Tier Mobility has acquired the approximately 5,000 electric scooters including the charging infrastructure of the discontinued sharing service Coup from Bosch. The electric scooters are initially to be launched in Berlin from May onwards. Further cities are also planned.
Until then, Tier Mobility wants to create the technical prerequisites to enable the lending of the former Coup scooters in addition to its existing electric scooters in the Tier app. After the start in Berlin, the new service is to be offered in other cities as well, as Tier writes in a press release. There the company spoke about the development of a multimodal offer – Tier wants to offer users further forms of mobility (in this case for longer distances) beyond the already announced electric scooters.
It is not known what Tier Mobility is paying for the 5,000 electric scooters and how many of them will be used in Berlin. However, Tier announced only a few days ago that it would increase the current financing round by almost 40 million euros.
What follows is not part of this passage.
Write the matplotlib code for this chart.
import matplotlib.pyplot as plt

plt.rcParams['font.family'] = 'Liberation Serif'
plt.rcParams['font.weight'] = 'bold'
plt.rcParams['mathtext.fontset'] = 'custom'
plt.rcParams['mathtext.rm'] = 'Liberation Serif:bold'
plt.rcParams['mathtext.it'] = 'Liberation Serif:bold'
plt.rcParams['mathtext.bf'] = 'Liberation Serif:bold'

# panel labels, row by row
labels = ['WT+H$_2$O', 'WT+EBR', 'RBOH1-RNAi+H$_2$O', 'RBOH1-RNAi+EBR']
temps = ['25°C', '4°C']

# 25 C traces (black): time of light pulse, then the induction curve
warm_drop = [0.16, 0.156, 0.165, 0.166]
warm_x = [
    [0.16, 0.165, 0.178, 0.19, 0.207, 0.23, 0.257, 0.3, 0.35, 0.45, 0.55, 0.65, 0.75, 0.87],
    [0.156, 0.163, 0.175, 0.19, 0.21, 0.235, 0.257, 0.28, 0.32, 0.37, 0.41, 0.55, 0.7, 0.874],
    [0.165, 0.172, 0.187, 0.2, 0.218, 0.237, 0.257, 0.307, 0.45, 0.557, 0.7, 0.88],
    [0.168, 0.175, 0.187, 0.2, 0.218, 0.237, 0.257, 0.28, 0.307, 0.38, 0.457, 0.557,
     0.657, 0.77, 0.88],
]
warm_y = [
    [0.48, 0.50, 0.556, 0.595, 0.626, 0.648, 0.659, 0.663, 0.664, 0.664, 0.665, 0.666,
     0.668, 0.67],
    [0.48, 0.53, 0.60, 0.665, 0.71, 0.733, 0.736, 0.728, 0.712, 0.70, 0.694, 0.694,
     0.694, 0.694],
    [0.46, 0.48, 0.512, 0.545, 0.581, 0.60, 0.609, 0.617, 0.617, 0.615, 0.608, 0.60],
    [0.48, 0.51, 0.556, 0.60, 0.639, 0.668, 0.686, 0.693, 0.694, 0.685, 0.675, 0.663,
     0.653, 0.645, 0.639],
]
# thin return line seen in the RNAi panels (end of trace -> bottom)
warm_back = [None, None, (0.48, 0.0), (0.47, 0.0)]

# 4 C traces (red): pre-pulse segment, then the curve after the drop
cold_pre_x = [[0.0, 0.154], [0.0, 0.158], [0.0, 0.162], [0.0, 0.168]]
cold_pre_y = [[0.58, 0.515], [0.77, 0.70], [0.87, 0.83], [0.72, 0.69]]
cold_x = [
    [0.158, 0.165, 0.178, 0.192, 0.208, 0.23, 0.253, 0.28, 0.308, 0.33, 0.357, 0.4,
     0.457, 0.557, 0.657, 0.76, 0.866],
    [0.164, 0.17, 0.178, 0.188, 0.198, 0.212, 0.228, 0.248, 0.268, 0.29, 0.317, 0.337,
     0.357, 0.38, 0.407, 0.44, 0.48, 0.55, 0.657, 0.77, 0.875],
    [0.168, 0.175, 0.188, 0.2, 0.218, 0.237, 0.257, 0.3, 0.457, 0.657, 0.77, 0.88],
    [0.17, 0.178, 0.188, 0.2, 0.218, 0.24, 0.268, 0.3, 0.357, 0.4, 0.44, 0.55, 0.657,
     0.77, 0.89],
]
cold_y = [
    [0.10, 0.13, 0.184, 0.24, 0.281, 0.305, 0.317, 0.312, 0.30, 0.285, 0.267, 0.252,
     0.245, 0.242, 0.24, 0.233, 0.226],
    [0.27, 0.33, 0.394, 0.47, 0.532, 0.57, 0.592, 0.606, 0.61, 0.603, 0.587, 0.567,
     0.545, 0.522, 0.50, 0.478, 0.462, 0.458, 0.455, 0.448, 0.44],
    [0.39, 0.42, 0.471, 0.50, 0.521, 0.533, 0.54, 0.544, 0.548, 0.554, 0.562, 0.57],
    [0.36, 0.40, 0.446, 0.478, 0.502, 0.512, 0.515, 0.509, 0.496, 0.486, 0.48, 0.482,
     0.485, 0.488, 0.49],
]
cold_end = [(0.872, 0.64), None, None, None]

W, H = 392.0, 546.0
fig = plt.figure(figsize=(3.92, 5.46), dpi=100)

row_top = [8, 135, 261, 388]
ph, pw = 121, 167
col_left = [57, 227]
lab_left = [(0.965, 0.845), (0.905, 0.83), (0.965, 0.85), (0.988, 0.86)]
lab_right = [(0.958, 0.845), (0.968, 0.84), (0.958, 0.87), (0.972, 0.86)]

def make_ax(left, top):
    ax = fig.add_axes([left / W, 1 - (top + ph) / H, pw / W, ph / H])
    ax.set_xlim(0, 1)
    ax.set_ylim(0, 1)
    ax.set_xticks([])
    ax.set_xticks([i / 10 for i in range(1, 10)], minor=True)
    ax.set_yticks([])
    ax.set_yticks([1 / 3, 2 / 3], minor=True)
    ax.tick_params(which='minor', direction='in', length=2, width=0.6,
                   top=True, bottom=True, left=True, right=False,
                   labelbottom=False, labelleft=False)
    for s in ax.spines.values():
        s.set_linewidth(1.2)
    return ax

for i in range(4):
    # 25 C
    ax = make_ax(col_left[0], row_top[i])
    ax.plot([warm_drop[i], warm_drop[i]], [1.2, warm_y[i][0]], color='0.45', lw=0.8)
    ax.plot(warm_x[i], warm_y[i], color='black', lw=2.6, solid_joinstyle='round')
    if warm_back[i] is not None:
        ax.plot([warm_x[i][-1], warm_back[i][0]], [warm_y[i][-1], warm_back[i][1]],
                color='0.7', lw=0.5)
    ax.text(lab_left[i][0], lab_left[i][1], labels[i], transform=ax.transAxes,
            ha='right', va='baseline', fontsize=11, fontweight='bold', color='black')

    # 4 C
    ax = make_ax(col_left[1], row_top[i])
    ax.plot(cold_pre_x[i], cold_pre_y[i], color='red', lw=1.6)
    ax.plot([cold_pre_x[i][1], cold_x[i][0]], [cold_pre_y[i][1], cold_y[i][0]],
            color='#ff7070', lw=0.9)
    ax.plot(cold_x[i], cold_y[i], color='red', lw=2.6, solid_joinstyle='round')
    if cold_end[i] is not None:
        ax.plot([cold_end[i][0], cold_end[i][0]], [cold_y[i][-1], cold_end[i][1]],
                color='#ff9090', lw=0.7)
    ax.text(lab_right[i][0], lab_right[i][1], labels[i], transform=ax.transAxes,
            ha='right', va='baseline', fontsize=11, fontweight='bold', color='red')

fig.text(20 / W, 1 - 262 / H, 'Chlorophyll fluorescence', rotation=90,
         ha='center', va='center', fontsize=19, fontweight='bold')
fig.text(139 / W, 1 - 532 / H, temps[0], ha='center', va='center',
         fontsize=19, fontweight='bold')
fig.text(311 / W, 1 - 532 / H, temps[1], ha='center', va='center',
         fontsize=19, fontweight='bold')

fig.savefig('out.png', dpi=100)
The service coup financed by Bosch had announced its end at the end of November 2019, after a new pricing model with partly significantly higher prices did not allow “long-term economic operation”. By the end of the year, the fleet consisted of the aforementioned 5,000 vehicles – in Berlin, Paris, Madrid, and Tübingen.
Tier Mobility sees itself in a position to operate the fleet economically – for example, because of the existing customer base or synergies in charging logistics. “We have gained valuable experience with e-scooters and can now use this effectively in the field of e-mopeds,” says Lawrence Leuschner, CEO and co-founder of Tier Mobility. “Many customers want a slightly faster vehicle for medium distances of 4 to 10 kilometres. Now we can now offer these people a very good deal with high-quality vehicles”.
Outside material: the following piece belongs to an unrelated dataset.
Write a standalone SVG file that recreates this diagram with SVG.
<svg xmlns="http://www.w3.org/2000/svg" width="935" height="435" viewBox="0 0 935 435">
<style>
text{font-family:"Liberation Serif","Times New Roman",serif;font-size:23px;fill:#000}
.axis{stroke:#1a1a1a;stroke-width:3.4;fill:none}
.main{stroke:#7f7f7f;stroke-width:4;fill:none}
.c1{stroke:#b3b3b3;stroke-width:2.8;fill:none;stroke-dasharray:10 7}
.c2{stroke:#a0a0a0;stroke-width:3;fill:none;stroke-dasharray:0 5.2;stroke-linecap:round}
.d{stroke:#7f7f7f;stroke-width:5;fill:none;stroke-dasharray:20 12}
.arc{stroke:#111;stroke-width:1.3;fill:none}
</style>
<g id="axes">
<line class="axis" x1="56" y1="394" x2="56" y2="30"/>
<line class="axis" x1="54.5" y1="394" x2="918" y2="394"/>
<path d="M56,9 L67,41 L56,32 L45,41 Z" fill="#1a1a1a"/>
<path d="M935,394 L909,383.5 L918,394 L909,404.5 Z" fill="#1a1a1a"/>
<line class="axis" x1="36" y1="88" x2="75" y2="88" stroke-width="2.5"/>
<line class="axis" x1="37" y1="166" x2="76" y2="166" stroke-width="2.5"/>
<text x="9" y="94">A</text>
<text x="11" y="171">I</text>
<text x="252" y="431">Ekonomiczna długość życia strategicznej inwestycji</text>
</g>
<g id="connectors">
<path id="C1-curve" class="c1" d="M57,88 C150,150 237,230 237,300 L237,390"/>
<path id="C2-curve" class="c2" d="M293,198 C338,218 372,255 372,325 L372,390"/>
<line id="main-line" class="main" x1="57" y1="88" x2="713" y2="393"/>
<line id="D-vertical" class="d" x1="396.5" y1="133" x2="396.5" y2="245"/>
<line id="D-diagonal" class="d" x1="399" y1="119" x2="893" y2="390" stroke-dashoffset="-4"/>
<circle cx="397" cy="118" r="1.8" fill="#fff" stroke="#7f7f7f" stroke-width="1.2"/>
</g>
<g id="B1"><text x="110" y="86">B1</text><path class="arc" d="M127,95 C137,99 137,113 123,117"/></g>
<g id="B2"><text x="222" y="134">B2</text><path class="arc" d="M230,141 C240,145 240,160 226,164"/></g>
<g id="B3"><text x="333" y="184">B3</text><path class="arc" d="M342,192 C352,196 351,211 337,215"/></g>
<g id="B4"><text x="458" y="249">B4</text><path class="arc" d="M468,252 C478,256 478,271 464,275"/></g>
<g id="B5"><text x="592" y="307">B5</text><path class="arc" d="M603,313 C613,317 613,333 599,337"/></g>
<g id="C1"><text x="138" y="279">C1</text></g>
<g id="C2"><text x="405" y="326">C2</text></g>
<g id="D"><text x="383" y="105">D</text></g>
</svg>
Another takeover could also play an important role for the Berlin-based company’s economic operation: According to media reports, Tier took over the British start-up Pushme in January, which developed replaceable batteries and a network of exchange stations. Coup had recently described maintenance and the effort required to replace batteries in particular as “too cost-intensive”. Even an attempt to use special offers to encourage users to exchange batteries themselves has apparently not brought about the turnaround for Coup.
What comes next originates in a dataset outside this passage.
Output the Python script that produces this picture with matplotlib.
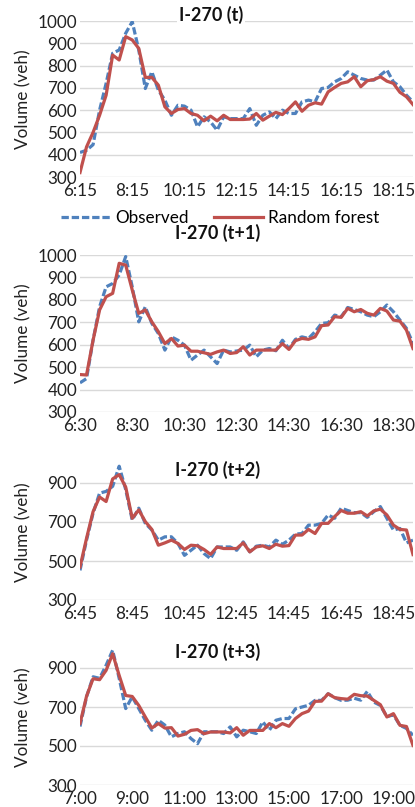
import matplotlib
matplotlib.use('Agg')
import matplotlib.pyplot as plt

plt.rcParams['font.family'] = ['Lato', 'DejaVu Sans']

# I-270 (t)
obs_t = [410, 420, 445, 600, 720, 855, 870, 945, 997, 870, 697, 772, 690, 645, 577, 622, 618, 600, 525, 570,
         547, 510, 570, 562, 562, 562, 607, 532, 577, 592, 562, 600, 585, 585, 637, 645, 637, 697, 702, 727,
         742, 772, 757, 742, 735, 735, 757, 780, 727, 705, 667, 637]
rf_t = [320, 435, 500, 577, 667, 847, 825, 930, 915, 877, 747, 747, 712, 615, 585, 603, 607, 585, 577, 552,
        573, 552, 577, 558, 558, 558, 560, 585, 555, 573, 590, 580, 607, 637, 595, 622, 633, 627, 682, 702,
        720, 727, 750, 705, 732, 737, 750, 730, 720, 680, 660, 625]

# I-270 (t+1)
obs_t1 = [430, 449, 620, 769, 858, 873, 911, 993, 858, 702, 769, 695, 650, 576, 635, 620, 598, 531, 554, 576,
          546, 516, 576, 568, 572, 576, 598, 546, 576, 583, 573, 620, 583, 624, 635, 628, 658, 695, 698, 732,
          725, 766, 757, 747, 732, 725, 747, 777, 747, 710, 673, 605]
rf_t1 = [467, 465, 620, 755, 814, 829, 963, 955, 844, 740, 755, 702, 658, 605, 628, 594, 598, 571, 571, 564,
         557, 568, 576, 561, 565, 591, 554, 576, 576, 576, 576, 605, 579, 618, 628, 624, 635, 685, 688, 725,
         722, 762, 747, 757, 740, 732, 762, 750, 710, 705, 665, 583]

# I-270 (t+2)
obs_t2 = [452, 607, 745, 848, 857, 883, 986, 866, 710, 771, 693, 659, 607, 624, 624, 590, 529, 555, 581, 538,
          512, 572, 572, 572, 555, 598, 547, 576, 581, 572, 607, 586, 607, 638, 641, 684, 684, 693, 736, 719,
          771, 759, 748, 748, 724, 753, 779, 719, 659, 667, 593, 607]
rf_t2 = [469, 616, 753, 828, 805, 921, 943, 879, 719, 762, 702, 662, 581, 593, 607, 590, 559, 581, 578, 559,
         534, 572, 564, 564, 564, 593, 547, 572, 578, 564, 586, 576, 579, 633, 633, 662, 641, 693, 693, 728,
         759, 745, 745, 753, 731, 757, 766, 736, 684, 662, 659, 533]

# I-270 (t+3)
obs_t3 = [600, 752, 855, 847, 914, 991, 847, 692, 752, 692, 632, 581, 632, 607, 547, 564, 573, 538, 512, 573,
          573, 573, 564, 598, 547, 581, 573, 564, 624, 581, 632, 641, 641, 691, 700, 709, 734, 734, 768, 748,
          734, 735, 745, 735, 780, 725, 708, 650, 660, 606, 590, 555]
rf_t3 = [615, 755, 845, 840, 888, 973, 862, 759, 754, 708, 649, 592, 615, 592, 594, 551, 560, 580, 584, 563,
         572, 572, 572, 567, 594, 555, 580, 580, 580, 615, 594, 615, 601, 641, 666, 679, 729, 730, 768, 748,
         743, 740, 765, 758, 756, 734, 712, 649, 666, 606, 600, 503]

labels_t = ['6:15', '8:15', '10:15', '12:15', '14:15', '16:15', '18:15']
labels_t1 = ['6:30', '8:30', '10:30', '12:30', '14:30', '16:30', '18:30']
labels_t2 = ['6:45', '8:45', '10:45', '12:45', '14:45', '16:45', '18:45']
labels_t3 = ['7:00', '9:00', '11:00', '13:00', '15:00', '17:00', '19:00']

titles = ['I-270 (t)', 'I-270 (t+1)', 'I-270 (t+2)', 'I-270 (t+3)']
observed = [obs_t, obs_t1, obs_t2, obs_t3]
forest = [rf_t, rf_t1, rf_t2, rf_t3]
xlabels = [labels_t, labels_t1, labels_t2, labels_t3]
yticks = [[300, 400, 500, 600, 700, 800, 900, 1000], [300, 400, 500, 600, 700, 800, 900, 1000],
          [300, 500, 700, 900], [300, 500, 700, 900]]

W, H = 415, 807
# caja de cada panel en pixeles: arriba, abajo, y del titulo, x del titulo
cajas = [(21, 177, 15, 211), (255, 412, 233, 218), (463.5, 600, 470, 218), (648.5, 785, 652, 218)]
izq, der = 80, 413

azul = '#4F81BD'
rojo = '#C0504D'
fs = 12.3

fig = plt.figure(figsize=(W / 100, H / 100), dpi=100)

for k in range(4):
    top, bot, ty, tx = cajas[k]
    ax = fig.add_axes([izq / W, 1 - bot / H, (der - izq) / W, (bot - top) / H])
    x = list(range(len(observed[k])))
    ax.plot(x, observed[k], color=azul, lw=2.3, dashes=(2.3, 0.9), label='Observed', zorder=3)
    ax.plot(x, forest[k], color=rojo, lw=2.3, label='Random forest', zorder=4)
    ax.set_xlim(0, len(x) - 1)
    ax.set_ylim(300, 1000)
    ax.set_yticks(yticks[k])
    ax.set_xticks(range(0, len(x) - 1, 8))
    ax.set_xticklabels(xlabels[k])
    ax.grid(axis='y', color='#D9D9D9', lw=1)
    ax.set_axisbelow(True)
    for s in ax.spines.values():
        s.set_visible(False)
    ax.tick_params(length=0, labelsize=fs, colors='#222222')
    ax.tick_params(axis='y', pad=2)
    ax.tick_params(axis='x', pad=4.5)
    fig.text(23 / W, 1 - (top + bot) / 2 / H, 'Volume (veh)', rotation=90, ha='center', va='center',
             fontsize=fs, color='#222222')
    fig.text(tx / W, 1 - ty / H, titles[k], ha='center', va='center', fontsize=13, fontweight='bold',
             color='#111111', zorder=10, bbox=dict(facecolor='white', edgecolor='none', pad=1))
    if k == 0:
        h, l = ax.get_legend_handles_labels()

fig.legend(h, l, loc='center', bbox_to_anchor=(220 / W, 1 - 218 / H), ncol=2, frameon=False,
           fontsize=fs, handlelength=2.9, handletextpad=0.25, columnspacing=1.5)

fig.savefig('out.png', dpi=100)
According to media reports, none of the 120 Coup employees is to switch to Tier Mobility on the basis of the takeover agreement – meaning that the deal likely only concerns the vehicles. According to the report, Tier currently has 450 employees. Tier does not give any details about the size of its own fleet of electric scooters, but according to the strategy consultancy Civity, Tier Mobility probably has around 25,000 vehicles.